Sir Tim Berners-Lee, the inventor of the World Wide Web, argues that it is still worth fighting for his original vision—one based on sharing and collaboration, not exploitation—because the web has been corrupted by powerful, centralized platforms that prioritize profit and control.
His reasoning centers on the current state of the internet, which he calls the "wrong path" taken between his original Web 1.0 and the rise of social media in Web 2.0.
Here are the key reasons he believes the fight to reclaim the web is critical:
The Current State of Exploitation
Berners-Lee identifies several ways the web deviates from his founding principles:
The User as the Product: Instead of being customers of the web, Berners-Lee asserts that users have become the product. Large platforms aggressively harvest users' private data (even if anonymized) and sell it to commercial brokers, advertisers, or, in some cases, repressive governments.
Harmful Algorithms and Manipulation: Ubiquitous algorithms are often "addictive by design" and damaging to mental health, particularly among teenagers. This data-driven targeting includes pushing deliberately harmful content that can spread misinformation, cause real-world violence, and undermine social cohesion.

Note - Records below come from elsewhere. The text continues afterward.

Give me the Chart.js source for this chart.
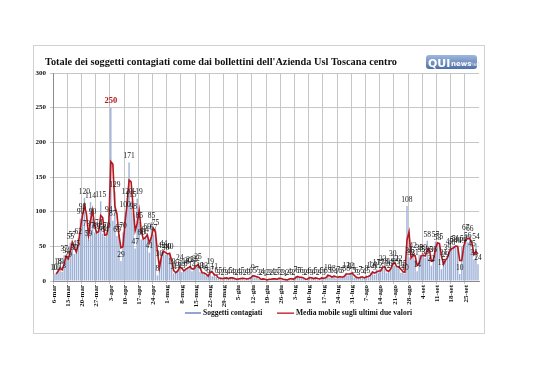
<!DOCTYPE html>
<html>
<head>
<meta charset="utf-8">
<script src="https://cdn.jsdelivr.net/npm/chart.js@4/dist/chart.umd.min.js"></script>
<style>
  html, body { margin: 0; padding: 0; background: #fff; }
  canvas { display: block; }
</style>
</head>
<body>
<canvas id="grafico" width="538" height="380"></canvas>
<script>
// contagi giornalieri, dal 6 marzo al 1 ottobre
const marzo = [10, 10, 18, 19, 13, 37, 34, 29, 55, 57, 39, 45, 62, 90, 98, 120, 73, 59, 114, 90, 70, 69, 74, 115, 68, 64];
const aprile = [70, 94, 250, 87, 129, 65, 67, 29, 70, 100, 120, 171, 115, 98, 47, 119, 85, 60, 61, 64, 69, 41, 85, 67, 75, 8, 30, 42, 44, 38];
const maggio = [40, 40, 19, 11, 13, 16, 24, 13, 16, 18, 20, 21, 14, 21, 22, 25, 13, 11, 12, 8, 6, 19, 7, 11, 6, 3, 5, 2, 6, 3, 4];
const giugno = [5, 4, 3, 2, 4, 3, 5, 2, 4, 3, 6, 9, 5, 7, 3, 2, 4, 1, 2, 3, 2, 4, 2, 3, 5, 2, 3, 1, 2, 4];
const luglio = [3, 2, 7, 6, 5, 6, 3, 2, 4, 6, 3, 4, 5, 2, 4, 5, 3, 6, 10, 5, 6, 8, 4, 7, 6, 5, 8, 12, 8, 12, 11];
const agosto = [5, 6, 3, 7, 5, 4, 8, 5, 12, 14, 9, 17, 12, 17, 23, 18, 12, 16, 19, 30, 22, 19, 22, 12, 15, 10, 108, 34, 32, 42, 31];
const settembre = [14, 38, 35, 39, 33, 58, 35, 22, 36, 57, 53, 55, 17, 31, 29, 39, 47, 46, 50, 51, 49, 10, 49, 52, 67, 56, 66, 45, 31, 54];
const ottobre = [24];

const valori = [].concat(marzo, aprile, maggio, giugno, luglio, agosto, settembre, ottobre);

const mesi = ['gen', 'feb', 'mar', 'apr', 'mag', 'giu', 'lug', 'ago', 'set', 'ott', 'nov', 'dic'];
const giorni = [];
let dt = new Date(2020, 2, 6);
for (let i = 0; i < valori.length; i++) {
  giorni.push(dt.getDate() + '-' + mesi[dt.getMonth()]);
  dt.setDate(dt.getDate() + 1);
}

// media mobile sugli ultimi due valori (come da legenda)
const media = valori.map((v, i) => i === 0 ? null : (v + valori[i - 1]) / 2);

const ROSSO = '#b8161d';
const BLU = '#9fb3d8';
const SERIF = '"Liberation Serif", "DejaVu Serif", serif';

const decorazioni = {
  id: 'decorazioni',
  beforeDraw(chart) {
    const ctx = chart.ctx;
    ctx.save();
    ctx.fillStyle = '#fff';
    ctx.fillRect(0, 0, chart.width, chart.height);
    ctx.strokeStyle = '#d2d2d2';
    ctx.lineWidth = 1;
    ctx.strokeRect(33.5, 45.5, 451, 288);
    ctx.restore();
  },
  afterDatasetsDraw(chart) {
    const ctx = chart.ctx;
    ctx.save();
    // etichette dei valori
    const barre = chart.getDatasetMeta(1).data;
    ctx.textAlign = 'center';
    ctx.textBaseline = 'bottom';
    barre.forEach((b, i) => {
      const v = valori[i];
      if (v === 250) {
        ctx.font = 'bold 8.5px ' + SERIF;
        ctx.fillStyle = ROSSO;
      } else {
        ctx.font = '7.5px ' + SERIF;
        ctx.fillStyle = '#1a1a1a';
      }
      ctx.fillText(String(v), b.x, b.y - 2.5);
    });

    // titolo
    const titolo = "Totale dei soggetti contagiati come dai bollettini dell'Azienda Usl Toscana centro";
    ctx.textAlign = 'left';
    ctx.textBaseline = 'alphabetic';
    ctx.fillStyle = '#111';
    ctx.font = 'bold 11px ' + SERIF;
    const w = ctx.measureText(titolo).width;
    const sz = 11 * 352 / w;
    ctx.font = 'bold ' + sz.toFixed(2) + 'px ' + SERIF;
    ctx.fillText(titolo, 45, 65);

    // logo
    const g = ctx.createLinearGradient(0, 55, 0, 69);
    g.addColorStop(0, '#9fb8dd');
    g.addColorStop(1, '#4d6fa8');
    ctx.fillStyle = g;
    ctx.beginPath();
    ctx.roundRect(426, 55, 51, 14, 3);
    ctx.fill();
    ctx.fillStyle = '#fff';
    ctx.font = 'bold 11px "DejaVu Sans", sans-serif';
    ctx.fillText('QUI', 428, 67);
    ctx.font = 'bold 7px "DejaVu Sans", sans-serif';
    ctx.fillText('news', 451, 66);
    ctx.fillStyle = '#dce6f5';
    ctx.font = '6px "DejaVu Sans", sans-serif';
    ctx.fillText('.net', 468, 66);

    // legenda
    ctx.textBaseline = 'middle';
    ctx.font = 'bold 7.5px ' + SERIF;
    ctx.fillStyle = '#8ea7d6';
    ctx.fillRect(185, 312, 16, 2);
    ctx.fillStyle = '#111';
    ctx.fillText(chart.data.datasets[1].label, 203, 313.5);
    ctx.fillStyle = ROSSO;
    ctx.fillRect(277, 312.5, 17, 1.3);
    ctx.fillStyle = '#111';
    ctx.fillText(chart.data.datasets[0].label, 296, 313.5);
    ctx.restore();
  }
};

new Chart(document.getElementById('grafico'), {
  type: 'bar',
  data: {
    labels: giorni,
    datasets: [
      {
        type: 'line',
        label: 'Media mobile sugli ultimi due valori',
        data: media,
        borderColor: ROSSO,
        borderWidth: 1.6,
        pointRadius: 0,
        tension: 0,
        order: 0
      },
      {
        label: 'Soggetti contagiati',
        data: valori,
        backgroundColor: BLU,
        barPercentage: 0.7,
        categoryPercentage: 1,
        order: 1
      }
    ]
  },
  options: {
    responsive: false,
    animation: false,
    devicePixelRatio: 1,
    layout: { padding: { left: 28, right: 59, top: 73, bottom: 60 } },
    plugins: {
      legend: { display: false },
      title: { display: false },
      tooltip: { enabled: false }
    },
    scales: {
      x: {
        grid: {
          color: c => c.index % 7 === 0 ? '#c6c6c6' : 'rgba(0,0,0,0)',
          tickLength: 3
        },
        border: { color: '#8c8c8c' },
        ticks: {
          autoSkip: false,
          maxRotation: 90,
          minRotation: 90,
          padding: 1,
          color: '#111',
          font: { family: SERIF, size: 7, weight: 'bold' },
          callback: (v, i) => i % 7 === 0 ? giorni[i] : ''
        },
        afterFit: s => { s.height = 39; }
      },
      y: {
        min: 0,
        max: 300,
        ticks: {
          stepSize: 50,
          padding: 4,
          color: '#111',
          font: { family: SERIF, size: 7, weight: 'bold' }
        },
        grid: { color: '#c6c6c6', tickLength: 3 },
        border: { color: '#8c8c8c' },
        afterFit: s => { s.width = 25; }
      }
    }
  },
  plugins: [decorazioni]
});
</script>
</body>
</html>
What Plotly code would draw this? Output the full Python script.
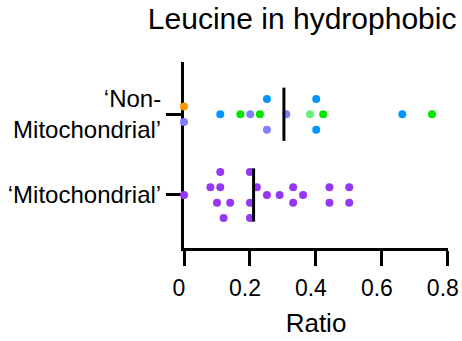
import plotly.graph_objects as go

# ---- data ----
categories = ["‘Mitochondrial’", "‘Non-<br>Mitochondrial’"]

nonmito_values = [0.0, 0.0, 0.11, 0.171, 0.201, 0.23, 0.2515, 0.2515, 0.31,
                  0.382, 0.401, 0.422, 0.401, 0.662, 0.752]
nonmito_groups = ["orange", "lavender", "blue", "green", "lavender", "green",
                  "blue", "lavender", "lavender", "lightgreen", "blue", "green",
                  "blue", "blue", "green"]
nonmito_lanes = [1, -1, 0, 0, 0, 0, 2, -2, 0, 0, 2, 0, -2, 0, 0]

mito_values = [0.0, 0.11, 0.2, 0.08, 0.11, 0.221, 0.331, 0.441, 0.501,
               0.2515, 0.29, 0.361, 0.1, 0.14, 0.2, 0.331, 0.441, 0.501,
               0.12, 0.2]
mito_lanes = [0, 3, 3, 1, 1, 1, 1, 1, 1, 0, 0, 0, -1, -1, -1, -1, -1, -1, -3, -3]

centre_lines = [0.211, 0.303]   # Mitochondrial, Non-Mitochondrial

x_ticks = [0, 0.2, 0.4, 0.6, 0.8]
x_tick_labels = ["0", "0.2", "0.4", "0.6", "0.8"]

# ---- styling ----
palette = {
    "orange": "#FF9500",
    "lavender": "#7F7FFF",
    "blue": "#0096FF",
    "green": "#00E600",
    "lightgreen": "#66EE77",
    "purple": "#9538F5",
}
lane_step = 0.0954
half_len = 0.33
FONT = "Liberation Sans, Arial, sans-serif"

fig = go.Figure()

fig.add_trace(go.Scatter(
    x=mito_values,
    y=[0 + l * lane_step for l in mito_lanes],
    mode="markers",
    marker=dict(size=8, color=palette["purple"], line=dict(width=0)),
    cliponaxis=False, showlegend=False, hoverinfo="x",
))

fig.add_trace(go.Scatter(
    x=nonmito_values,
    y=[1 + l * lane_step for l in nonmito_lanes],
    mode="markers",
    marker=dict(size=8, color=[palette[g] for g in nonmito_groups], line=dict(width=0)),
    cliponaxis=False, showlegend=False, hoverinfo="x",
))

for i, c in enumerate(centre_lines):
    fig.add_trace(go.Scatter(
        x=[c, c], y=[i - half_len, i + half_len],
        mode="lines", line=dict(color="black", width=3),
        cliponaxis=False, showlegend=False, hoverinfo="skip",
    ))

fig.update_layout(
    width=462, height=341,
    margin=dict(l=184, r=14, t=62, b=93),
    paper_bgcolor="white", plot_bgcolor="white",
    font=dict(family=FONT, color="black"),
    title=dict(text="Leucine in hydrophobic", x=0.654, xref="container", xanchor="center",
               y=0.978, yref="container", yanchor="top",
               font=dict(size=30, family=FONT, color="black")),
)

fig.update_xaxes(
    range=[0, 0.8005], tickvals=x_ticks, ticktext=x_tick_labels,
    showline=True, linecolor="black", linewidth=3,
    ticks="outside", ticklen=15, tickwidth=3, tickcolor="black",
    tickfont=dict(size=23, family=FONT, color="black"),
    ticklabeloverflow="allow", ticklabelstandoff=2, ticklabelshift=-5, automargin=False,
    showgrid=False, zeroline=False, layer="below traces",
    title=dict(text="Ratio", font=dict(size=26, family=FONT, color="black"), standoff=15),
)

fig.update_yaxes(
    range=[-0.657, 1.648], tickvals=[0, 1], ticktext=categories,
    showline=True, linecolor="black", linewidth=3,
    ticks="outside", ticklen=15, tickwidth=3, tickcolor="black",
    tickfont=dict(size=24, family=FONT, color="black"),
    ticklabeloverflow="allow", automargin=False,
    showgrid=False, zeroline=False, layer="below traces",
)

fig.write_html("out.html")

Centralized Power: His original vision was a decentralized system. The current web is dominated by a "handful of large platforms," giving them excessive control over information flow and individual experience. Trading personal data for use fundamentally contradicts his idea of a free web.

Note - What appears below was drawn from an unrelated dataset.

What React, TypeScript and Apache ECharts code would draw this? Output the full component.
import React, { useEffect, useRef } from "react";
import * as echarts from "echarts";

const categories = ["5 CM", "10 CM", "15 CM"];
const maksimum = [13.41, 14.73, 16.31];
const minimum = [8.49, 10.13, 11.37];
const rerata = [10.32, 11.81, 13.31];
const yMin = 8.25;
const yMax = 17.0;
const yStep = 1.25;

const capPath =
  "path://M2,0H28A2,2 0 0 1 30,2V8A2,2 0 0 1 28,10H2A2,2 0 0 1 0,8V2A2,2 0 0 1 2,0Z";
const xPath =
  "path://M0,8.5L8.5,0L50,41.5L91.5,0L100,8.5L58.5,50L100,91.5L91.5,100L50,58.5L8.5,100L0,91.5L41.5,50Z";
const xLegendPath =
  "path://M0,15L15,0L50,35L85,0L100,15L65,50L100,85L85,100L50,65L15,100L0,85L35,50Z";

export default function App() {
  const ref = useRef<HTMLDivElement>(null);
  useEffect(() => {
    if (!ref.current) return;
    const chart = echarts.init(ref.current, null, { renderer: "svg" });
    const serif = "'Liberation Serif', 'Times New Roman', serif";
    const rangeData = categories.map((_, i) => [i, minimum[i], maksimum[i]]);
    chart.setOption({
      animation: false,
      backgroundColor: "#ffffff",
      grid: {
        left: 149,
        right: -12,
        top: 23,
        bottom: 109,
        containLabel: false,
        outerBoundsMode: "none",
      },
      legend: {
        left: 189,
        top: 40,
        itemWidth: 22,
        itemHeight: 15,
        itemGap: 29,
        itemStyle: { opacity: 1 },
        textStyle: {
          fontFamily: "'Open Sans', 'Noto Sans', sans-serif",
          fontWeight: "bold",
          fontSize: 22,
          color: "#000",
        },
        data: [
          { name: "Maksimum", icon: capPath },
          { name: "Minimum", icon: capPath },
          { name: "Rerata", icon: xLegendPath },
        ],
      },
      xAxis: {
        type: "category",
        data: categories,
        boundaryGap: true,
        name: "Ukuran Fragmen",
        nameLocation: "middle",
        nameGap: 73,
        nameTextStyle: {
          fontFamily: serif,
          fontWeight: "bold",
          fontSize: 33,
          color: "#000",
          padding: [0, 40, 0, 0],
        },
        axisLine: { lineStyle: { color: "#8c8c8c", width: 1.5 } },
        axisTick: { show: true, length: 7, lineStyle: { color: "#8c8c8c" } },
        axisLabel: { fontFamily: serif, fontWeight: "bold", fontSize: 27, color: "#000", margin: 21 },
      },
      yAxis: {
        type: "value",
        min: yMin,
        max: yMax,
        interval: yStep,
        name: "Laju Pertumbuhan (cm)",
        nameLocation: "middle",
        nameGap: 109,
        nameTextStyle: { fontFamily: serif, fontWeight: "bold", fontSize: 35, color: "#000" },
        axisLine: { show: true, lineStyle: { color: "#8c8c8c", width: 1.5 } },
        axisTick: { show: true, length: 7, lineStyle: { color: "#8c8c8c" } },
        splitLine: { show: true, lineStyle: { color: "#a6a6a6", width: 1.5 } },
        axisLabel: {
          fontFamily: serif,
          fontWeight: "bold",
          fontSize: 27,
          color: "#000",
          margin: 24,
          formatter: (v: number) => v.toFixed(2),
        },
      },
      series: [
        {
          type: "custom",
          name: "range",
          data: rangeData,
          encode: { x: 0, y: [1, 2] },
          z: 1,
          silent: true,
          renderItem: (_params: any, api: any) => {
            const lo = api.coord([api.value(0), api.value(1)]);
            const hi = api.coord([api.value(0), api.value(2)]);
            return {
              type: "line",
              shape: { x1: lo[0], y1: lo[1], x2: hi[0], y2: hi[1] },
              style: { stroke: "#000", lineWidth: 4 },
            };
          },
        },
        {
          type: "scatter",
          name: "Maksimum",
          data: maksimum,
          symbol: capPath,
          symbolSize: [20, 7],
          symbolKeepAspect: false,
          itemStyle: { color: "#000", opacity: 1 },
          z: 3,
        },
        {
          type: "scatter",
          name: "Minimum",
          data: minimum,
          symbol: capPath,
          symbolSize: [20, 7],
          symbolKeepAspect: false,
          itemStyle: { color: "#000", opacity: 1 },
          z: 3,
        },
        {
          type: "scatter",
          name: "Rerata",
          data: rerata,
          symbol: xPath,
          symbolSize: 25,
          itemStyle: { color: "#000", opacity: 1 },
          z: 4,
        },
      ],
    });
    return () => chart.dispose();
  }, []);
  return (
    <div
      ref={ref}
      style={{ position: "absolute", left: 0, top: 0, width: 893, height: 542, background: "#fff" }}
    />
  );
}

Why It's Still Worth Fighting For
Berners-Lee emphasizes that the original spirit and technical capacity of the web still exist, making its restoration a viable goal.
Restoring the Web’s Purpose: The ultimate goal is to restore the web as a tool for collaboration, creativity, and compassion across cultural borders, re-aligning it with its initial promise of working for everyone.
Re-empowering Individuals: The fight aims to re-empower individuals by giving them control over their own data and online experience, essentially helping them "take the web back."
Urgent Governance and Regulation: Berners-Lee stresses that the time for slow policymaking is over. He calls for urgent regulation and global governance of digital platforms and new technologies like Artificial Intelligence (AI), urging policymakers not to repeat the "decade-long game of catchup" they played with social media. He warns that allowing development and governance to be dictated solely by competitive companies will not create value for the individual.
Berners-Lee gave the web away for free because he believed it would only work if it worked for everyone, a principle he maintains is "truer than ever." The fight, therefore, is for the political willpower to implement the technical and regulatory changes needed to realize this decentralized, human-centric vision.